PROVIDED MATERIAL
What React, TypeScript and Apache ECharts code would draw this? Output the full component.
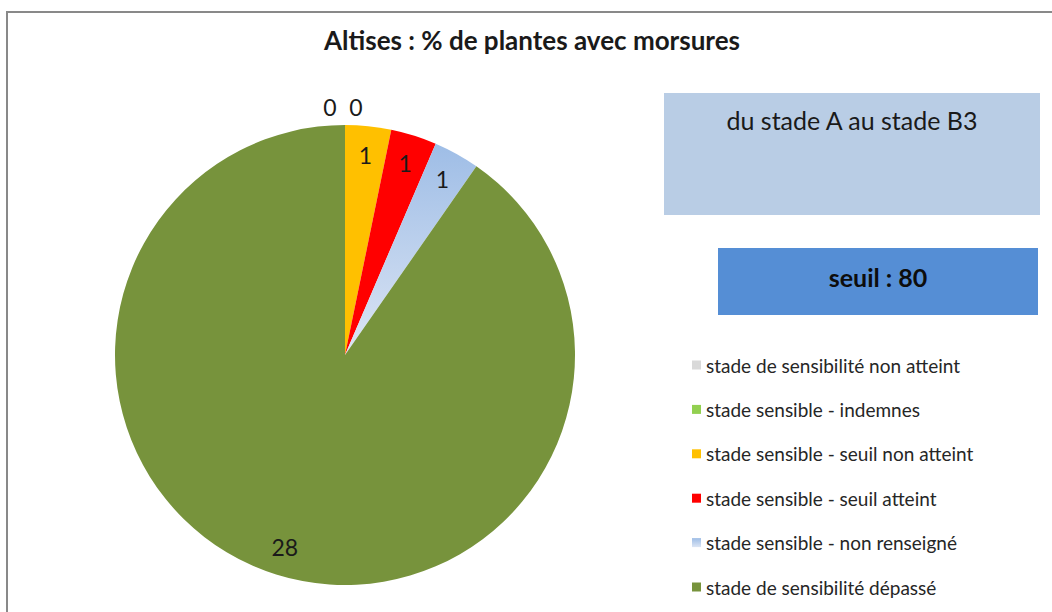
import React, { useEffect, useRef } from "react";
import * as echarts from "echarts";

const titleText = "Altises : % de plantes avec morsures";
const categories = [
  "stade de sensibilité non atteint",
  "stade sensible - indemnes",
  "stade sensible - seuil non atteint",
  "stade sensible - seuil atteint",
  "stade sensible - non renseigné",
  "stade de sensibilité dépassé",
];
const values = [0, 0, 1, 1, 1, 28];
const stageText = "du stade A au stade B3";
const thresholdText = "seuil : 80";

const FONT = "Lato, 'Liberation Sans', sans-serif";

const blueGrad = new echarts.graphic.LinearGradient(0, 0, 0, 1, [
  { offset: 0, color: "#9EBDE6" },
  { offset: 1, color: "#DCE5F4" },
]);
const colors: any[] = ["#D9D9D9", "#92D050", "#FFC000", "#FF0000", blueGrad, "#77933C"];

export default function App() {
  const ref = useRef<HTMLDivElement>(null);
  useEffect(() => {
    if (!ref.current) return;
    const chart = echarts.init(ref.current, null, { renderer: "svg" });
    const mainData = categories.map((name, i) => ({
      name,
      value: values[i],
      itemStyle: { color: colors[i] },
    }));
    const labelData = categories.map((name, i) => ({ name, value: values[i] }));
    chart.setOption({
      animation: false,
      backgroundColor: "#fff",
      title: {
        text: titleText,
        left: 527,
        top: 22,
        textAlign: "center",
        textStyle: { fontFamily: FONT, fontSize: 26, fontWeight: "bold", color: "#1a1a1a" },
      },
      legend: {
        orient: "vertical",
        left: 692,
        top: 355,
        padding: 0,
        icon: "rect",
        itemWidth: 9,
        itemHeight: 9,
        itemGap: 24.4,
        selectedMode: false,
        data: categories,
        textStyle: { fontFamily: FONT, fontSize: 19, color: "#262626", lineHeight: 20 },
      },
      graphic: [
        {
          type: "rect",
          shape: { x: 7, y: 12, width: 1060, height: 620 },
          style: { fill: "none", stroke: "#898989", lineWidth: 2 },
          silent: true,
        },
        {
          type: "rect",
          shape: { x: 664, y: 93, width: 376, height: 122 },
          style: { fill: "#B9CDE5" },
        },
        {
          type: "text",
          x: 852,
          y: 120,
          style: {
            text: stageText,
            fontFamily: FONT,
            fontSize: 25,
            fill: "#1a1a1a",
            align: "center",
            verticalAlign: "middle",
          },
        },
        {
          type: "rect",
          shape: { x: 718, y: 248, width: 320, height: 67 },
          style: { fill: "#558ED5" },
        },
        {
          type: "text",
          x: 878,
          y: 277,
          style: {
            text: thresholdText,
            fontFamily: FONT,
            fontSize: 25,
            fontWeight: "bold",
            fill: "#0d0d0d",
            align: "center",
            verticalAlign: "middle",
          },
        },
      ],
      series: [
        {
          type: "pie",
          center: [345, 355],
          radius: [0, 230],
          startAngle: 90,
          clockwise: true,
          avoidLabelOverlap: false,
          label: { show: false },
          labelLine: { show: false },
          emphasis: { disabled: true },
          itemStyle: { borderWidth: 0 },
          data: mainData,
        },
        {
          type: "pie",
          center: [345, 355],
          radius: [188, 208],
          startAngle: 90,
          clockwise: true,
          silent: true,
          avoidLabelOverlap: false,
          legendHoverLink: false,
          itemStyle: { color: "rgba(0,0,0,0)", borderWidth: 0 },
          label: {
            show: true,
            position: "inside",
            formatter: "{c}",
            fontFamily: FONT,
            fontSize: 23,
            color: "#1a1a1a",
          },
          labelLine: { show: false },
          labelLayout: (params: any) => {
            const i = params.dataIndex;
            if (values[i] === 0) {
              return { dx: i === 0 ? -15 : 11, dy: -47 };
            }
            return {};
          },
          emphasis: { disabled: true },
          data: labelData,
        },
      ],
    });
    return () => chart.dispose();
  }, []);
  return (
    <div
      ref={ref}
      style={{ position: "absolute", left: 0, top: 0, width: 1052, height: 612 }}
    />
  );
}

WHAT IS NEEDED
Search the data for the string "React" and copy each line where it appears.

OUTPUT FOR THIS EXERCISE
What React, TypeScript and Apache ECharts code would draw this? Output the full component.
import React, { useEffect, useRef } from "react";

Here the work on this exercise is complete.